--- start RAW DATA ---

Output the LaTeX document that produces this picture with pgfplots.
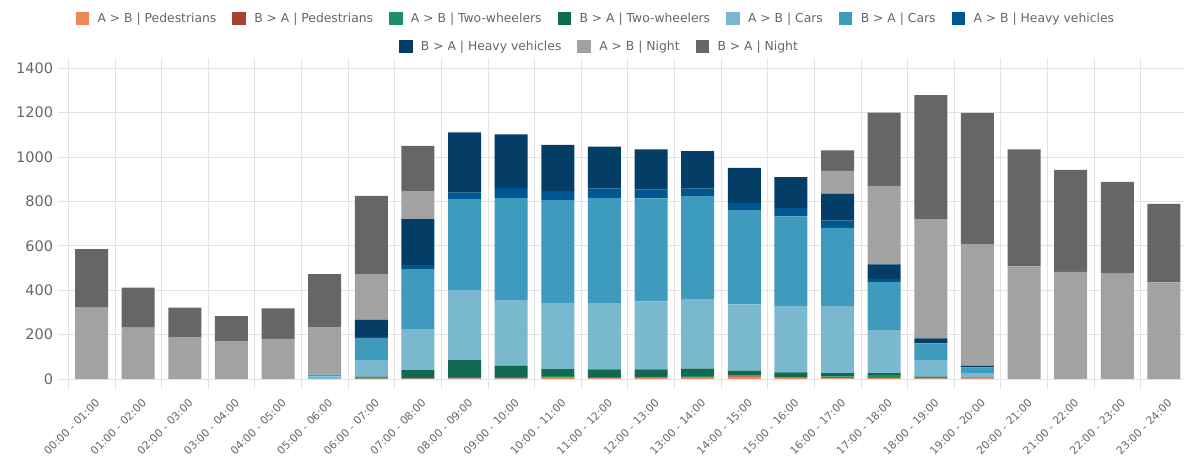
\documentclass[border=0pt]{standalone}
\usepackage{fontspec}
\setmainfont{DejaVu Sans}
\usepackage{pgfplots}
\pgfplotsset{compat=1.18}
\definecolor{pedA}{HTML}{F0865C}
\definecolor{pedB}{HTML}{A64230}
\definecolor{twA}{HTML}{1F8E64}
\definecolor{twB}{HTML}{11694F}
\definecolor{carA}{HTML}{7AB8CF}
\definecolor{carB}{HTML}{3E9BBE}
\definecolor{hvA}{HTML}{005691}
\definecolor{hvB}{HTML}{043E66}
\definecolor{ntA}{HTML}{A2A2A2}
\definecolor{ntB}{HTML}{666666}
\definecolor{gridc}{HTML}{E3E3E3}
\definecolor{txt}{HTML}{666666}
\pgfplotsset{
  boxlegend/.style={legend image code/.code={\fill[##1] (0bp,-6.5bp) rectangle (13.5bp,6.5bp);}},
  mylegend/.style={
    legend style={draw=none, fill=none, inner sep=0pt, outer sep=0pt,
      font=\fontsize{12.35bp}{14bp}\selectfont, text=txt,
      nodes={inner sep=0pt, text=txt},
      /tikz/every odd column/.append style={column sep=8.4bp},
      /tikz/every even column/.append style={column sep=16bp}},
  },
  common/.style={
    at={(68.3bp,78bp)}, anchor=south west,
    scale only axis, width=1115.7bp, height=310.7bp,
    xmin=-0.5, xmax=23.43, ymin=0, ymax=1400,
  }
}
\begin{document}
\begin{tikzpicture}
\useasboundingbox (0,0) rectangle (1184bp,457bp);
\begin{axis}[
  common, mylegend,
  ybar stacked, bar width=33bp,
  every axis plot post/.append style={boxlegend},
  axis line style={draw=none},
  ytick={0,200,...,1400},
  xtick={-0.5,0.5,...,23.5},
  xticklabels={},
  extra x ticks={0,...,23},
  extra x tick labels={00:00 - 01:00,01:00 - 02:00,02:00 - 03:00,03:00 - 04:00,04:00 - 05:00,05:00 - 06:00,06:00 - 07:00,07:00 - 08:00,08:00 - 09:00,09:00 - 10:00,10:00 - 11:00,11:00 - 12:00,12:00 - 13:00,13:00 - 14:00,14:00 - 15:00,15:00 - 16:00,16:00 - 17:00,17:00 - 18:00,18:00 - 19:00,19:00 - 20:00,20:00 - 21:00,21:00 - 22:00,22:00 - 23:00,23:00 - 24:00},
  extra x tick style={major tick length=0pt, grid=none,
    xticklabel style={font=\fontsize{10.8bp}{12bp}\selectfont, text=txt, inner sep=0pt,
      xshift=6bp, yshift=-22bp, rotate=45, anchor=east}},
  xmajorgrids, ymajorgrids,
  grid style={draw=gridc, line width=0.8bp},
  major tick length=10bp, tick align=outside,
  tick style={draw=gridc, line width=0.8bp},
  yticklabel style={font=\fontsize{14.5bp}{16bp}\selectfont, text=txt, inner sep=0pt, anchor=east, xshift=-5bp},
  /pgf/number format/assume math mode=true,
  /pgf/number format/1000 sep={},
  legend columns=7,
  legend style={at={(rel axis cs:0.00663,1.1587)}, anchor=west},
]
% order: pedA pedB twA twB carA carB hvA hvB ntA ntB
\addplot[fill=pedA, draw=none] coordinates {(0,0)(1,0)(2,0)(3,0)(4,0)(5,0)(6,1)(7,1)(8,2)(9,2)(10,6)(11,3)(12,5)(13,6)(14,10)(15,4)(16,3)(17,4)(18,2)(19,3)(20,0)(21,0)(22,0)(23,0)};
\addplot[fill=pedB, draw=none] coordinates {(0,0)(1,0)(2,0)(3,0)(4,0)(5,0)(6,1)(7,1)(8,1)(9,1)(10,2)(11,1)(12,1)(13,2)(14,2)(15,2)(16,1)(17,1)(18,1)(19,1)(20,0)(21,0)(22,0)(23,0)};
\addplot[fill=twA, draw=none] coordinates {(0,0)(1,0)(2,0)(3,0)(4,0)(5,0)(6,4)(7,3)(8,5)(9,5)(10,5)(11,5)(12,4)(13,5)(14,3)(15,4)(16,8)(17,12)(18,5)(19,1)(20,0)(21,0)(22,0)(23,0)};
\addplot[fill=twB, draw=none] coordinates {(0,0)(1,0)(2,0)(3,0)(4,0)(5,0)(6,4)(7,35)(8,77)(9,52)(10,32)(11,34)(12,33)(13,34)(14,23)(15,20)(16,14)(17,9)(18,2)(19,1)(20,0)(21,0)(22,0)(23,0)};
\addplot[fill=carA, draw=none] coordinates {(0,0)(1,0)(2,0)(3,0)(4,0)(5,12)(6,75)(7,185)(8,315)(9,295)(10,297)(11,299)(12,307)(13,313)(14,298)(15,300)(16,302)(17,194)(18,75)(19,20)(20,0)(21,0)(22,0)(23,0)};
\addplot[fill=carB, draw=none] coordinates {(0,0)(1,0)(2,0)(3,0)(4,0)(5,8)(6,97)(7,270)(8,408)(9,461)(10,464)(11,474)(12,464)(13,462)(14,423)(15,403)(16,353)(17,216)(18,75)(19,26)(20,0)(21,0)(22,0)(23,0)};
\addplot[fill=hvA, draw=none] coordinates {(0,0)(1,0)(2,0)(3,0)(4,0)(5,0)(6,8)(7,18)(8,32)(9,45)(10,40)(11,42)(12,39)(13,36)(14,35)(15,38)(16,33)(17,14)(18,3)(19,3)(20,0)(21,0)(22,0)(23,0)};
\addplot[fill=hvB, draw=none] coordinates {(0,0)(1,0)(2,0)(3,0)(4,0)(5,0)(6,76)(7,207)(8,270)(9,241)(10,209)(11,189)(12,182)(13,169)(14,157)(15,139)(16,121)(17,66)(18,20)(19,5)(20,0)(21,0)(22,0)(23,0)};
\addplot[fill=ntA, draw=none] coordinates {(0,322)(1,232)(2,189)(3,171)(4,181)(5,214)(6,206)(7,127)(8,2)(9,0)(10,0)(11,0)(12,0)(13,0)(14,0)(15,0)(16,103)(17,354)(18,537)(19,545)(20,508)(21,483)(22,475)(23,435)};
\addplot[fill=ntB, draw=none] coordinates {(0,263)(1,180)(2,133)(3,112)(4,137)(5,238)(6,353)(7,203)(8,1)(9,0)(10,0)(11,0)(12,0)(13,0)(14,0)(15,0)(16,92)(17,330)(18,559)(19,594)(20,527)(21,459)(22,413)(23,354)};
\legend{A > B | Pedestrians, B > A | Pedestrians, A > B | Two-wheelers, B > A | Two-wheelers, A > B | Cars, B > A | Cars, A > B | Heavy vehicles}
\end{axis}
\begin{axis}[
  common, mylegend, boxlegend, hide axis,
  legend columns=3,
  legend style={at={(rel axis cs:0.2964,1.0695)}, anchor=west},
]
\addlegendimage{fill=hvB, draw=none}
\addlegendentry{B > A | Heavy vehicles}
\addlegendimage{fill=ntA, draw=none}
\addlegendentry{A > B | Night}
\addlegendimage{fill=ntB, draw=none}
\addlegendentry{B > A | Night}
\end{axis}
\end{tikzpicture}
\end{document}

--- end RAW DATA ---

**TASK DIRECTIONS:**
Print each line of the material above exactly, with the pictures removed from your copy.

**CORRECT OUTPUT:**
Output the LaTeX document that produces this picture with pgfplots.
\documentclass[border=0pt]{standalone}
\usepackage{fontspec}
\setmainfont{DejaVu Sans}
\usepackage{pgfplots}
\pgfplotsset{compat=1.18}
\definecolor{pedA}{HTML}{F0865C}
\definecolor{pedB}{HTML}{A64230}
\definecolor{twA}{HTML}{1F8E64}
\definecolor{twB}{HTML}{11694F}
\definecolor{carA}{HTML}{7AB8CF}
\definecolor{carB}{HTML}{3E9BBE}
\definecolor{hvA}{HTML}{005691}
\definecolor{hvB}{HTML}{043E66}
\definecolor{ntA}{HTML}{A2A2A2}
\definecolor{ntB}{HTML}{666666}
\definecolor{gridc}{HTML}{E3E3E3}
\definecolor{txt}{HTML}{666666}
\pgfplotsset{
  boxlegend/.style={legend image code/.code={\fill[##1] (0bp,-6.5bp) rectangle (13.5bp,6.5bp);}},
  mylegend/.style={
    legend style={draw=none, fill=none, inner sep=0pt, outer sep=0pt,
      font=\fontsize{12.35bp}{14bp}\selectfont, text=txt,
      nodes={inner sep=0pt, text=txt},
      /tikz/every odd column/.append style={column sep=8.4bp},
      /tikz/every even column/.append style={column sep=16bp}},
  },
  common/.style={
    at={(68.3bp,78bp)}, anchor=south west,
    scale only axis, width=1115.7bp, height=310.7bp,
    xmin=-0.5, xmax=23.43, ymin=0, ymax=1400,
  }
}
\begin{document}
\begin{tikzpicture}
\useasboundingbox (0,0) rectangle (1184bp,457bp);
\begin{axis}[
  common, mylegend,
  ybar stacked, bar width=33bp,
  every axis plot post/.append style={boxlegend},
  axis line style={draw=none},
  ytick={0,200,...,1400},
  xtick={-0.5,0.5,...,23.5},
  xticklabels={},
  extra x ticks={0,...,23},
  extra x tick labels={00:00 - 01:00,01:00 - 02:00,02:00 - 03:00,03:00 - 04:00,04:00 - 05:00,05:00 - 06:00,06:00 - 07:00,07:00 - 08:00,08:00 - 09:00,09:00 - 10:00,10:00 - 11:00,11:00 - 12:00,12:00 - 13:00,13:00 - 14:00,14:00 - 15:00,15:00 - 16:00,16:00 - 17:00,17:00 - 18:00,18:00 - 19:00,19:00 - 20:00,20:00 - 21:00,21:00 - 22:00,22:00 - 23:00,23:00 - 24:00},
  extra x tick style={major tick length=0pt, grid=none,
    xticklabel style={font=\fontsize{10.8bp}{12bp}\selectfont, text=txt, inner sep=0pt,
      xshift=6bp, yshift=-22bp, rotate=45, anchor=east}},
  xmajorgrids, ymajorgrids,
  grid style={draw=gridc, line width=0.8bp},
  major tick length=10bp, tick align=outside,
  tick style={draw=gridc, line width=0.8bp},
  yticklabel style={font=\fontsize{14.5bp}{16bp}\selectfont, text=txt, inner sep=0pt, anchor=east, xshift=-5bp},
  /pgf/number format/assume math mode=true,
  /pgf/number format/1000 sep={},
  legend columns=7,
  legend style={at={(rel axis cs:0.00663,1.1587)}, anchor=west},
]
% order: pedA pedB twA twB carA carB hvA hvB ntA ntB
\addplot[fill=pedA, draw=none] coordinates {(0,0)(1,0)(2,0)(3,0)(4,0)(5,0)(6,1)(7,1)(8,2)(9,2)(10,6)(11,3)(12,5)(13,6)(14,10)(15,4)(16,3)(17,4)(18,2)(19,3)(20,0)(21,0)(22,0)(23,0)};
\addplot[fill=pedB, draw=none] coordinates {(0,0)(1,0)(2,0)(3,0)(4,0)(5,0)(6,1)(7,1)(8,1)(9,1)(10,2)(11,1)(12,1)(13,2)(14,2)(15,2)(16,1)(17,1)(18,1)(19,1)(20,0)(21,0)(22,0)(23,0)};
\addplot[fill=twA, draw=none] coordinates {(0,0)(1,0)(2,0)(3,0)(4,0)(5,0)(6,4)(7,3)(8,5)(9,5)(10,5)(11,5)(12,4)(13,5)(14,3)(15,4)(16,8)(17,12)(18,5)(19,1)(20,0)(21,0)(22,0)(23,0)};
\addplot[fill=twB, draw=none] coordinates {(0,0)(1,0)(2,0)(3,0)(4,0)(5,0)(6,4)(7,35)(8,77)(9,52)(10,32)(11,34)(12,33)(13,34)(14,23)(15,20)(16,14)(17,9)(18,2)(19,1)(20,0)(21,0)(22,0)(23,0)};
\addplot[fill=carA, draw=none] coordinates {(0,0)(1,0)(2,0)(3,0)(4,0)(5,12)(6,75)(7,185)(8,315)(9,295)(10,297)(11,299)(12,307)(13,313)(14,298)(15,300)(16,302)(17,194)(18,75)(19,20)(20,0)(21,0)(22,0)(23,0)};
\addplot[fill=carB, draw=none] coordinates {(0,0)(1,0)(2,0)(3,0)(4,0)(5,8)(6,97)(7,270)(8,408)(9,461)(10,464)(11,474)(12,464)(13,462)(14,423)(15,403)(16,353)(17,216)(18,75)(19,26)(20,0)(21,0)(22,0)(23,0)};
\addplot[fill=hvA, draw=none] coordinates {(0,0)(1,0)(2,0)(3,0)(4,0)(5,0)(6,8)(7,18)(8,32)(9,45)(10,40)(11,42)(12,39)(13,36)(14,35)(15,38)(16,33)(17,14)(18,3)(19,3)(20,0)(21,0)(22,0)(23,0)};
\addplot[fill=hvB, draw=none] coordinates {(0,0)(1,0)(2,0)(3,0)(4,0)(5,0)(6,76)(7,207)(8,270)(9,241)(10,209)(11,189)(12,182)(13,169)(14,157)(15,139)(16,121)(17,66)(18,20)(19,5)(20,0)(21,0)(22,0)(23,0)};
\addplot[fill=ntA, draw=none] coordinates {(0,322)(1,232)(2,189)(3,171)(4,181)(5,214)(6,206)(7,127)(8,2)(9,0)(10,0)(11,0)(12,0)(13,0)(14,0)(15,0)(16,103)(17,354)(18,537)(19,545)(20,508)(21,483)(22,475)(23,435)};
\addplot[fill=ntB, draw=none] coordinates {(0,263)(1,180)(2,133)(3,112)(4,137)(5,238)(6,353)(7,203)(8,1)(9,0)(10,0)(11,0)(12,0)(13,0)(14,0)(15,0)(16,92)(17,330)(18,559)(19,594)(20,527)(21,459)(22,413)(23,354)};
\legend{A > B | Pedestrians, B > A | Pedestrians, A > B | Two-wheelers, B > A | Two-wheelers, A > B | Cars, B > A | Cars, A > B | Heavy vehicles}
\end{axis}
\begin{axis}[
  common, mylegend, boxlegend, hide axis,
  legend columns=3,
  legend style={at={(rel axis cs:0.2964,1.0695)}, anchor=west},
]
\addlegendimage{fill=hvB, draw=none}
\addlegendentry{B > A | Heavy vehicles}
\addlegendimage{fill=ntA, draw=none}
\addlegendentry{A > B | Night}
\addlegendimage{fill=ntB, draw=none}
\addlegendentry{B > A | Night}
\end{axis}
\end{tikzpicture}
\end{document}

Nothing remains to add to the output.